Creating a pond - pt.1

The first step in building a pond is to get yourself a bloody great hole

The key element that's been missing from the garden is water. Or, it was.

Trish has been hankering after a pond for years. We always knew where it should go: the Japanese garden is the lowest point on our land and is where the slope of the hill flattens out for a while. If a natural pond had ever formed, it would have been here.

We also knew that, below about 20cm of rich loam (thanks to this land being used for centuries' as orchard) there is dense clay. We wondered if we might get away with simply puddling the clay and not using a liner.

The tricky bit was always going to be digging the hole. Then we got lucky. We were able to trade our old wood-burning stove for some mini-digger time. After years of waiting, we could finally have our pond.

marking out the shape

The day before the digger was due to arrive, we marked out the shape we wanted. (Well, okay, it was the shape I wanted: Trish kept saying "bigger!".) Having scraped the shape in the grass, we made it clearer by digging a small trench - easy in the friable, drought-ridden soil.

Our friend Gruff arrived with his neighbour Paul the next day. It's always a pleasure watching a craftsman at work and so it was with Paul who wielded the mini-digger the way a cabinetmaker uses a chisel.

Tea break

We dug the main area of the pond to a depth of 45cm, then a deeper central portion to the same again, making it 90cm deep. As the soil came out of the ground, I kept an eye open for any archaeological finds (yes, I'm a Time Team geek). We found many pieces of a crude, orange tile. In fact, we find this all over the garden in spite of it not being used on any of the remaining buildings. There were also parts of a blueish-grey pot.

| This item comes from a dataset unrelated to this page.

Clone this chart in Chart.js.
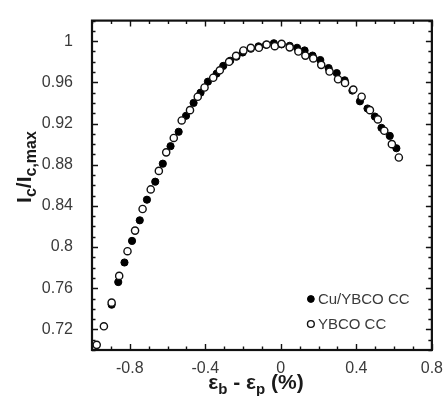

Paul, it turned out, is also a Time Team fan, metal detectorist and a keen amateur archaeologist. He told us that, as a digger operator, he's made thousands of holes in Northern France and come up with very few finds. When he worked alongside arachaeologists in the UK, every hole seemed to yield interesting pieces. Maybe it has something to do with population density or the highly agrarian nature of this region of Normandy.

In no time we had an impressive hole and a massive spoil heap (or 'anti-pond' as I like to think of it). Once the boys had left, we tidied up the hole, chamfering the edges somewhat, and then thought about what we needed to do next.